# I hope this wasn't your Pilote!



## peribro (Sep 6, 2009)

http://www.cornishguardian.co.uk/Ne...form-sex-act/story-28299471-detail/story.html


----------



## Blizzard (Sep 21, 2009)

That is just sooooo wrong !


----------



## bognormike (May 10, 2005)

Hope he cleaned it before hooking up the toad.:surprise:


----------



## siggie (Oct 2, 2010)

Blizzard said:


> That is just sooooo wrong !


Exactly - a Pilote? It should have been nothing lower than a Hymer - have some class man!!! :grin2:


----------



## GEMMY (Jun 19, 2006)

I couldn't accommodate a towball.0


tony


----------



## cabby (May 14, 2005)

No Tony, it was a tow BAR.ouch >>>>


cabby


----------



## Jmdarr (Oct 9, 2013)

Bloody hell what's going on today naked man and tow bar then sex conversions is there a tale to tell here man enjoying mars bar while driving his motor home how perverted can you get.


----------



## peribro (Sep 6, 2009)

I suppose of course it might have been the Pilote's owner - the article doesn't say.

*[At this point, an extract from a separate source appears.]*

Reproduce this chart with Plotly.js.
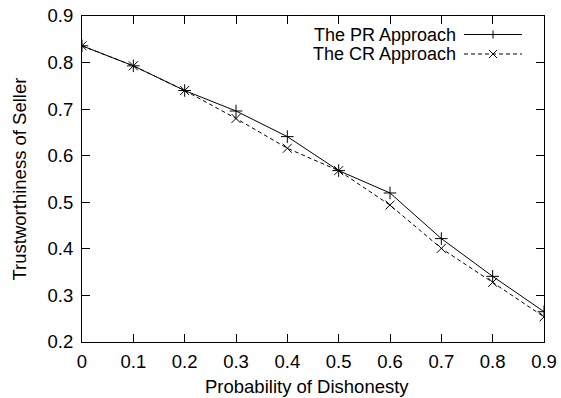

Maybe this is something that other Frankia owners do?:surprise:


----------



## KeithChesterfield (Mar 12, 2010)

:frown2::frown2:*Absolutely disgusting and a slur on the credibility and honour of all us Pilote Owners.:frown2::frown2:*

*:smile2:I have been known to suck on a Fisherman's Friend while driving, not easy in heavy traffic, but the kind of conduct reported in the Cornish press is beyond the pale.*

*But when I was around the age of the 'counselled' granddaughter, about 60 years ago, and I'd seen the guy I'd have nipped off and fetched my mates and a Kodak camera and had a laugh at him.*

*Different times, different attitudes!:smile2:*


----------



## dalspa (Jul 1, 2008)

Appears to be a very dis-jointed newspaper article to me - they often are, nowadays. Not up to Daily Mail standards as there is no indication of the value of the house. The photo implies that the mh was the Pilote - still parked there 9 months later? They went to an upstairs window (to be able to see the man performing) - could have said they looked out through the grandaughter's bedroom window. Due to the wall at the front they wouldn't be able to see anything from a downstairs window. 
We are all jumping to conclusions here. The man was probably practicing his reversing skills with his mh, and it was a hot night.
I don't know Newquay at all but wonder if the street is frequently used by mh parking overnight in the (unusuably) wide parking bays in the street and the residents are trying to stop them parking there. Just a thought.

DavidL


----------



## BillCreer (Jan 23, 2010)

Cabin crew member would be my bet. I'm told that most of them couldn't resist a well turned out Pilot.


----------



## delawaredandy (Oct 12, 2012)

Is this how the Cornish people deal with "Park & Ride" problems :grin2::grin2:
M


----------